4 Ways to Stop Caring What Others Think About You Being a SAHM

I’d like you to walk away with 4 solid ways to help you stop caring about what other people think about you and your decision to be home. These will summarize what we’ve discussed so far:

  1. Focus on the FACTS; focus on what’s true. You are home, and their opinions cannot change that or take that away from you.
  2. Only God’s opinion really matters and He sees all the hard work that you do.
  3. When you start to believe the lie that you’re lazy, or that you don’t really work, just remind yourself of all the hard work you do every day for your family. 
  4. Reevaluate WHY their opinions bother you so much. You may uncover something internal that needs work and prayer.

In Conclusion

You are blessed with the opportunity to stay home with your kids. To see them grow. To see them smile and learn every day. 

And just like any job, you will have good days and bad days, easy days and challenging days, even boring days and super exciting days. 

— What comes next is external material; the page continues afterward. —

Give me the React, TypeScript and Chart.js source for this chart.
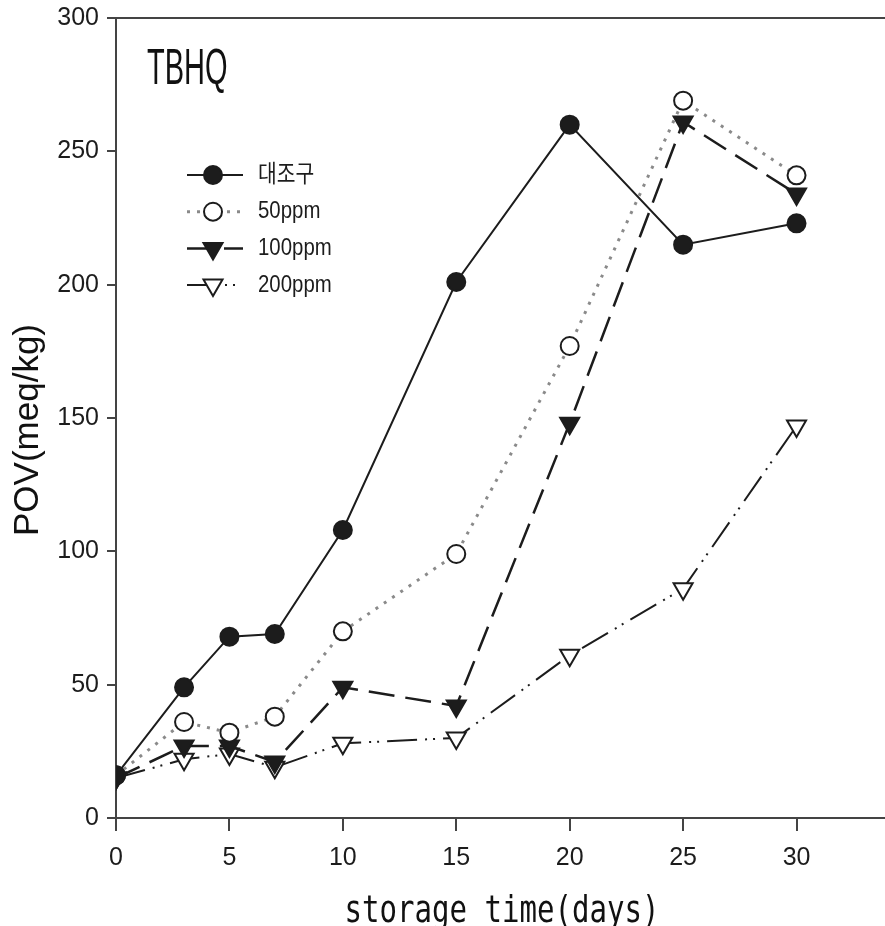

But, in this season of stay-at-home motherhood, don’t let other people’s opinions crowd your mind to the point where it steals your joy. This is only a season. So you should treasure it because one day you will look back and it will be over. 

It’s okay to care what your loved ones think, but only to a degree. When that care starts causing you stress, dictating your choices, and stealing your joy, it’s time to stop.

I hope this post has helped show you how to stop caring what others think about your choice to be a SAHM and how not to allow others to affect your happiness.